Após a retirada das tropas alemãs da Ucrânia, as tropas soviéticas começaram a lutar contra a independência da Ucrânia – não as tropas da frente de combate, mas tropas especiais do MGB (antecessor do KGB). Essa luta continuou até meados de 1950, quando a KGB conseguiu prender o último comandante do UPA (Exército Insurgente Ucraniano), Vasyl Kuk.
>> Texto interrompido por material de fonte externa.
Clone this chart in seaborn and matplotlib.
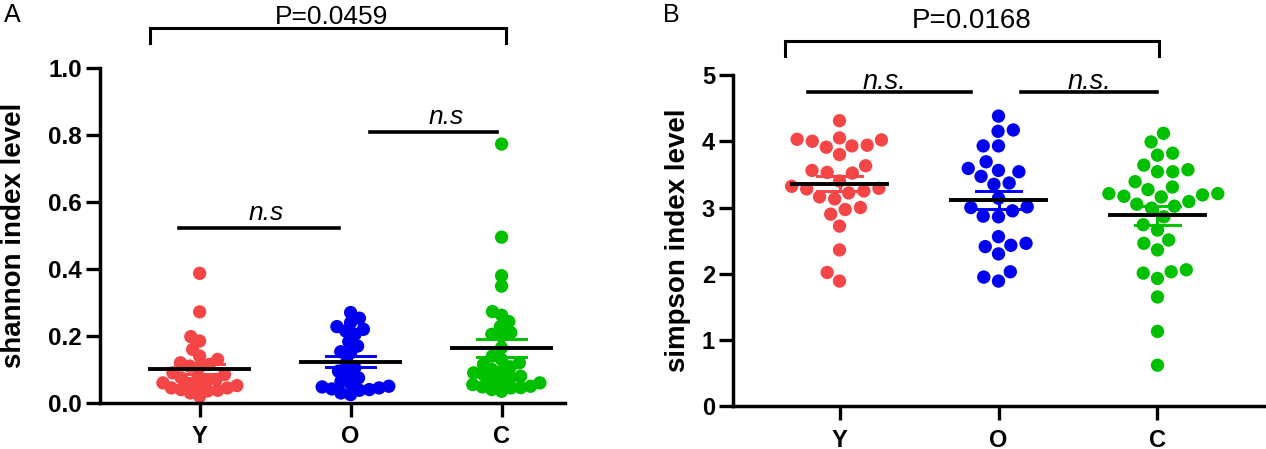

No entanto, os membros da OUN continuaram a lutar nos campos de concentração soviéticos Gulag, organizaram a rebelião e dirigiram o trabalho de propaganda para o colapso da União Soviética sob o lema geral "liberdade do povo - a liberdade do homem". Estes receberam do regime totalitário soviético penas de prisão de longo prazo, 25 anos ou mais, encontrando-se com dissidentes soviéticos do período pós-Khrushchev e, juntos, lutaram pelos direitos humanos.
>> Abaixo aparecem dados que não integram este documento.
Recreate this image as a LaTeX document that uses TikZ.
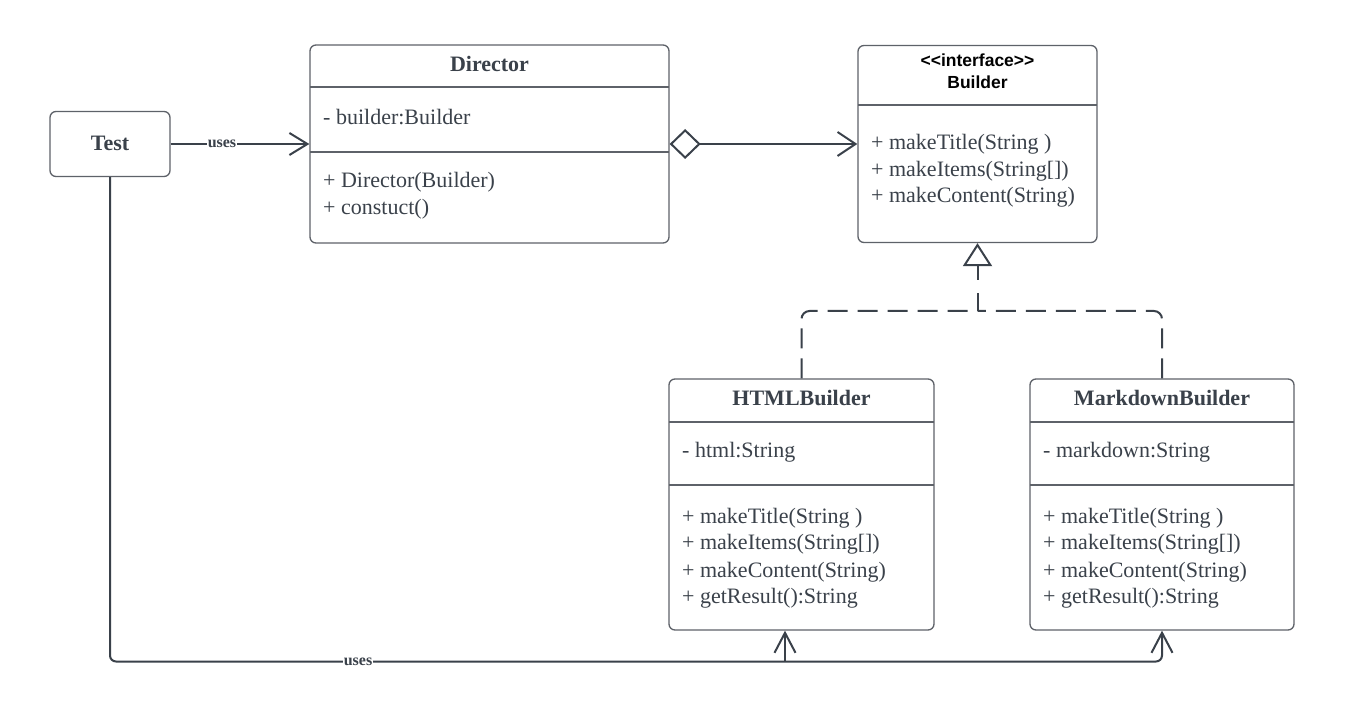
\documentclass[tikz,border=0pt]{standalone}
\usepackage{fontspec}
\setmainfont{Liberation Serif}
\newfontfamily\ifsans{Liberation Sans}
\usetikzlibrary{arrows.meta}
\definecolor{ink}{HTML}{3A414A}
\definecolor{edge}{HTML}{5E6269}
\tikzset{
  cls/.style={draw=edge, line width=1.3pt, rounded corners=6pt, fill=white, inner sep=0pt},
  divl/.style={draw=edge, line width=1.2pt},
  ttl/.style={font=\fontsize{22}{26}\selectfont\bfseries, text=ink, anchor=base, inner sep=0pt},
  ifc/.style={font=\ifsans\fontsize{17.5}{20}\selectfont\bfseries, text=black, anchor=base, inner sep=0pt},
  txt/.style={font=\fontsize{22}{26}\selectfont, text=ink, anchor=base west, inner sep=0pt},
  conn/.style={draw=ink, line width=2pt},
  dsh/.style={dash pattern=on 20pt off 10pt},
  lbl/.style={font=\fontsize{16}{18}\selectfont\bfseries, text=ink, fill=white, inner sep=1pt},
  barb/.style={-{Straight Barb[length=18pt,width=22pt]}},
}
\begin{document}
\begin{tikzpicture}[x=1pt,y=-1pt]
\useasboundingbox[fill=white] (0,0) rectangle (1345,708);

% Test
\node[cls, minimum width=120pt, minimum height=65pt] (test) at (110,144) {};
\node[ttl] (testt) at (110,151) {Test};

% Director
\node[cls, minimum width=359pt, minimum height=198pt] (dir) at (489.5,144) {};
\node[ttl] (dirt) at (489.5,72) {Director};
\draw[divl] (310,87) -- (669,87);
\draw[divl] (310,152) -- (669,152);
\node[txt] (dira) at (323,125) {- builder:Builder};
\node[txt] (dirm1) at (323,188) {+ Director(Builder)};
\node[txt] (dirm2) at (323,215) {+ constuct()};

% Builder
\node[cls, minimum width=239pt, minimum height=197pt] (bld) at (977.5,144) {};
\node[ifc] (bldi) at (977.5,67) {{<}{<}interface{>}{>}};
\node[ifc] (bldt) at (977.5,89) {Builder};
\draw[divl] (858,105) -- (1097,105);
\node[txt] (bldm1) at (871,150) {+ makeTitle(String )};
\node[txt] (bldm2) at (871,177) {+ makeItems(String[])};
\node[txt] (bldm3) at (871,203) {+ makeContent(String)};

% HTMLBuilder
\node[cls, minimum width=265pt, minimum height=251pt] (html) at (801.5,504.5) {};
\node[ttl] (htmlt) at (801.5,406) {HTMLBuilder};
\draw[divl] (669,422) -- (934,422);
\draw[divl] (669,485) -- (934,485);
\node[txt] (htmla) at (682,458) {- html:String};
\node[txt] (htmlm1) at (682,523) {+ makeTitle(String )};
\node[txt] (htmlm2) at (682,550) {+ makeItems(String[])};
\node[txt] (htmlm3) at (682,577) {+ makeContent(String)};
\node[txt] (htmlm4) at (682,603) {+ getResult():String};

% MarkdownBuilder
\node[cls, minimum width=264pt, minimum height=251pt] (md) at (1162,504.5) {};
\node[ttl] (mdt) at (1162,406) {MarkdownBuilder};
\draw[divl] (1030,422) -- (1294,422);
\draw[divl] (1030,485) -- (1294,485);
\node[txt] (mda) at (1043,458) {- markdown:String};
\node[txt] (mdm1) at (1043,523) {+ makeTitle(String )};
\node[txt] (mdm2) at (1043,550) {+ makeItems(String[])};
\node[txt] (mdm3) at (1043,577) {+ makeContent(String)};
\node[txt] (mdm4) at (1043,603) {+ getResult():String};

% Test uses Director
\draw[conn, barb] (test.east) -- (test.east -| dir.west);
\node[lbl] (u1) at (222,144) {uses};

% Director aggregates Builder
\draw[conn, {Diamond[open,length=31pt,width=30pt]}-{Straight Barb[length=18pt,width=24pt]}] (dir.east) -- (bld.west);

% Realization
\coordinate (rj) at (977.5,311);
\draw[conn, dsh, rounded corners=8pt] (html.north) |- (rj);
\draw[conn, dsh, rounded corners=8pt] (md.north) |- (rj);
\draw[conn, dash pattern=on 18pt off 13pt on 40pt, -{Triangle[open,length=23pt,width=29pt]}] (rj) -- (bld.south);

% Test uses HTMLBuilder / MarkdownBuilder
\coordinate (bc) at (1162,661.5);
\coordinate (hj) at (785,661.5);
\draw[conn, rounded corners=6pt, -{Straight Barb[length=20pt,width=21pt]}] (test.south) |- (bc) -- (md.south);
\draw[conn, -{Straight Barb[length=20pt,width=21pt]}] (hj) -- (hj |- html.south);
\node[lbl] (u2) at (358,661.5) {uses};
\end{tikzpicture}
\end{document}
Stepan Bandera, após a derrota de Hitler, estava na zona de ocupação Americana na Alemanha pós-guerra, e começou a desenvolver organizações de emigração ucraniana, que tinham como objectivo continuar a luta pela independência da Ucrânia. Bandera escreve frequentemente como um jornalista, e neste papel, é igualmente considerado perigoso para a URSS. Desta forma, o mais alto nível do Comité Central do PCUS (Comité Central do Partido Comunista da União Soviética) decidiu que este deveria de ser destruído – então, o KGB enviou para a Alemanha um assassino profissional com armas de balas de veneno. Bandera foi assassinado em Munique, a 15 de Outubro de 1959, na entrada da sua própria casa. Contudo, o KGB calculou mal a escolha do assassino – este temia ser também aniquilado e rendeu-se às autoridades alemãs, na zona americana de Berlim, um dia antes da construção do Muro de Berlim. Em Karlsruhe realiza-se um julgamento sobre este caso, no qual o juiz alemão reconhece que os organizadores e patrocinadores do assassinato pertenciam ao governo soviético. O mundo inteiro ficou a saber que a União Soviética enviava agentes para outros países com o objectivo de assassinar pessoas consideradas inconvenientes.

Com o assassinato de Stepan Bandera, o KGB não conseguiu destruir a OUN, nem enfraquecer o compromisso do povo ucraniano para a com independência. O Estado ucraniano existe com os mesmos símbolos pelos os quais lutou Stepan Bandera. Outras forças políticas que durante a União Soviética declararam o desejo de criar um estado independente ucraniano no território da Ucrânia moderna simplesmente não existiram. O hino nacional, a bandeira e o emblema da Ucrânia de hoje são aqueles propostos pela OUN quando a Gestapo exigiu a retirada de Stepan Bandera e a anulação do acto de renovação do governo ucraniano em Junho de 1941. E apenas porque a Ucrânia não teve outro movimento de libertação, lutou tanto tempo, contando com o total apoio da população (que, estimada pela KGB e pela UPA abrangia cerca de 500 000 pessoas). Stepan Bandera é o símbolo da luta do povo ucraniano pela independência, por isso foram construídos memoriais em sua homenagem em cidades e vilas, o seu nome foi dado a ruas, e há mesmo canções populares de autores desconhecidos do período soviético dedicadas a ele. Bandera não tem concorrentes para o lugar dele na História da Ucrânia, e assim, independentemente dos pontos de vista externos de outras forças políticas, continuará a ser o símbolo da luta pela independência ucraniana, pela qual esteve preso, primeiro em prisões polacas, depois em campos de concentração nazis, e, por fim, morto pelas mãos do agente da KGB.